As I see this point, the defender indeed can use the redirect, but he'll have no damage to redirect as all the damage from Luke will go straight to the hull

21 hours ago, Lemmiwinks86 said:

As I see this point, the defender indeed can use the redirect, but he'll have no damage to redirect as all the damage from Luke will go straight to the hull

Except that we are arguing it won't, if one is to claim that Luke is treating the ship as having no shields. Luke will simply total up damage, and hand a number to the defender. The defender then suffers damage, and since only Luke is pretending there are no shields, the defender can take the damage on the shields.

As much as I hate to say it, I think this is one where analysing the text won't get us the answer. We need an FAQ. Until then, I'm gonna have damage and crit effects ignore shields, but face-up damage cards still hit the shields.

18 hours ago, JgzMan said:

Except that we are arguing it won't, if one is to claim that Luke is treating the ship as having no shields. Luke will simply total up damage, and hand a number to the defender. The defender then suffers damage, and since only Luke is pretending there are no shields, the defender can take the damage on the shields.

As much as I hate to say it, I think this is one where analysing the text won't get us the answer. We need an FAQ. Until then, I'm gonna have damage and crit effects ignore shields, but face-up damage cards still hit the shields.

The ship has shields, the dials tell you the ship has shields, the only thing is the Defender cannot use them.
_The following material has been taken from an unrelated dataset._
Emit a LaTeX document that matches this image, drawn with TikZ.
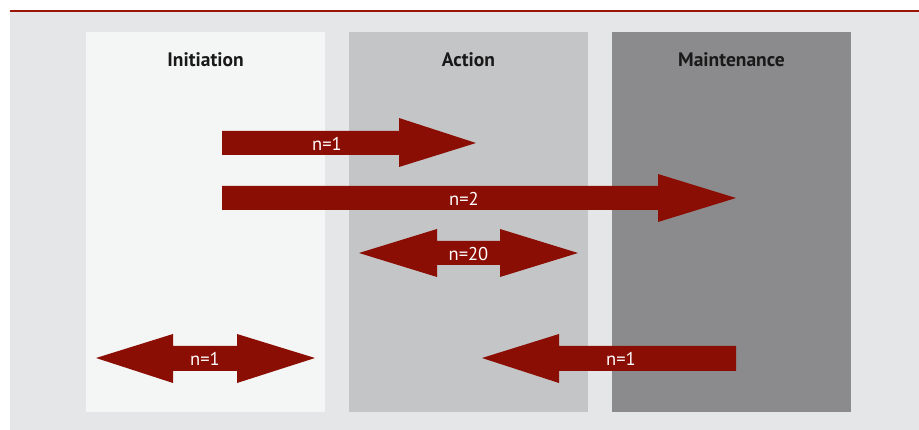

Hence the words "treat the defender as having no shields." this is direction to a specific section of the rules for taking damage, usually damage is applied to shields first and only, once you have no shields it is applied to the hull, Ergo you're treating the defender as if it has already lost its shields, thats all.

It does not say anything about the attacker not being able to damage the shields, so if Crits are considered part of the Attack damage, then they can be damaged by the attacker.